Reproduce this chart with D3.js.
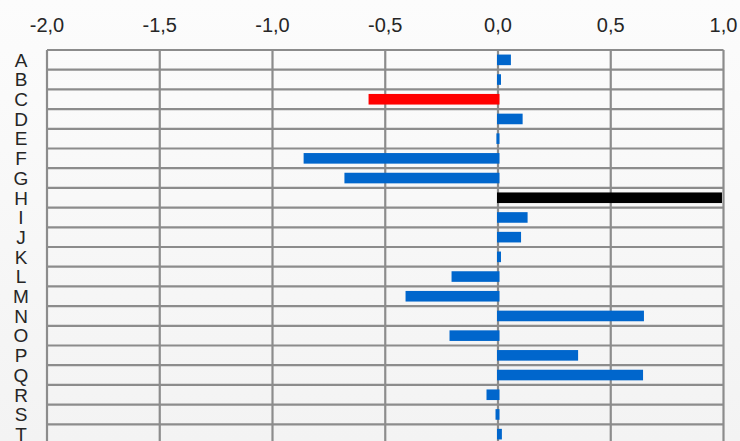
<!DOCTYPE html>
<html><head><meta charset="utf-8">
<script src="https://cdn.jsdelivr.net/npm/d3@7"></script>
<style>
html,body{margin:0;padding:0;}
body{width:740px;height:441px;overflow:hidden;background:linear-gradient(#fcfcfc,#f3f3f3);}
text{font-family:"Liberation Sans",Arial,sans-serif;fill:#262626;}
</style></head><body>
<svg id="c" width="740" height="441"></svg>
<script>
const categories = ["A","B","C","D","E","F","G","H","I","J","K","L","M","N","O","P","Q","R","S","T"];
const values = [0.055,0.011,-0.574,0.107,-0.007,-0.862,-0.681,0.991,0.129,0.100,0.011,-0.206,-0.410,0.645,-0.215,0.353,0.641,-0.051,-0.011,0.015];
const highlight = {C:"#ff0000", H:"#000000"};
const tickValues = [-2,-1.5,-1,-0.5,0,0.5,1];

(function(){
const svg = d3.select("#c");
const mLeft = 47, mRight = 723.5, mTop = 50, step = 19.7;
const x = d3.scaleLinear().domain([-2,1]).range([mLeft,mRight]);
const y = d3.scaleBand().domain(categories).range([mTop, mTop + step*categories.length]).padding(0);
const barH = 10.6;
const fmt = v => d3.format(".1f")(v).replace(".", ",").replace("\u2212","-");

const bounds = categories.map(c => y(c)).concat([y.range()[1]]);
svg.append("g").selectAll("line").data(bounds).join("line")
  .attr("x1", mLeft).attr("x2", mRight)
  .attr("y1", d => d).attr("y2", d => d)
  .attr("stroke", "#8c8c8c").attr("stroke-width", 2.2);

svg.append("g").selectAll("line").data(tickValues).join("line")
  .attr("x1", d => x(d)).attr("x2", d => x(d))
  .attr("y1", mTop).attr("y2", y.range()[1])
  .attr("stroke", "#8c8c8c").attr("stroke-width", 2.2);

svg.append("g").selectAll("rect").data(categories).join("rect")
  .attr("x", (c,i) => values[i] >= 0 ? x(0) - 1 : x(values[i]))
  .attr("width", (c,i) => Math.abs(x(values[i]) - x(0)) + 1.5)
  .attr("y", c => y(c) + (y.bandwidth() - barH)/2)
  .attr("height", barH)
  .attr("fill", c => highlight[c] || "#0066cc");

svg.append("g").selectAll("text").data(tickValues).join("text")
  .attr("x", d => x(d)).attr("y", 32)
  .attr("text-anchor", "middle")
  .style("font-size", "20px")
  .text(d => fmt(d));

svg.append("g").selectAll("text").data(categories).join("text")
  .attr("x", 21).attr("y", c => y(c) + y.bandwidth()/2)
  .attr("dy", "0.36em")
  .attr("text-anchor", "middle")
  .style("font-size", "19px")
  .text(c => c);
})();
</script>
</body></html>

**SET PROBLEM:**
Give again, word for word, every line from the top of the data above to the line holding "c => highlight[c]", inclusive, with the pictures left out.

**SOLUTION TO THIS PROBLEM:**
Reproduce this chart with D3.js.
<!DOCTYPE html>
<html><head><meta charset="utf-8">
<script src="https://cdn.jsdelivr.net/npm/d3@7"></script>
<style>
html,body{margin:0;padding:0;}
body{width:740px;height:441px;overflow:hidden;background:linear-gradient(#fcfcfc,#f3f3f3);}
text{font-family:"Liberation Sans",Arial,sans-serif;fill:#262626;}
</style></head><body>
<svg id="c" width="740" height="441"></svg>
<script>
const categories = ["A","B","C","D","E","F","G","H","I","J","K","L","M","N","O","P","Q","R","S","T"];
const values = [0.055,0.011,-0.574,0.107,-0.007,-0.862,-0.681,0.991,0.129,0.100,0.011,-0.206,-0.410,0.645,-0.215,0.353,0.641,-0.051,-0.011,0.015];
const highlight = {C:"#ff0000", H:"#000000"};
const tickValues = [-2,-1.5,-1,-0.5,0,0.5,1];

(function(){
const svg = d3.select("#c");
const mLeft = 47, mRight = 723.5, mTop = 50, step = 19.7;
const x = d3.scaleLinear().domain([-2,1]).range([mLeft,mRight]);
const y = d3.scaleBand().domain(categories).range([mTop, mTop + step*categories.length]).padding(0);
const barH = 10.6;
const fmt = v => d3.format(".1f")(v).replace(".", ",").replace("\u2212","-");

const bounds = categories.map(c => y(c)).concat([y.range()[1]]);
svg.append("g").selectAll("line").data(bounds).join("line")
  .attr("x1", mLeft).attr("x2", mRight)
  .attr("y1", d => d).attr("y2", d => d)
  .attr("stroke", "#8c8c8c").attr("stroke-width", 2.2);

svg.append("g").selectAll("line").data(tickValues).join("line")
  .attr("x1", d => x(d)).attr("x2", d => x(d))
  .attr("y1", mTop).attr("y2", y.range()[1])
  .attr("stroke", "#8c8c8c").attr("stroke-width", 2.2);

svg.append("g").selectAll("rect").data(categories).join("rect")
  .attr("x", (c,i) => values[i] >= 0 ? x(0) - 1 : x(values[i]))
  .attr("width", (c,i) => Math.abs(x(values[i]) - x(0)) + 1.5)
  .attr("y", c => y(c) + (y.bandwidth() - barH)/2)
  .attr("height", barH)
  .attr("fill", c => highlight[c] || "#0066cc");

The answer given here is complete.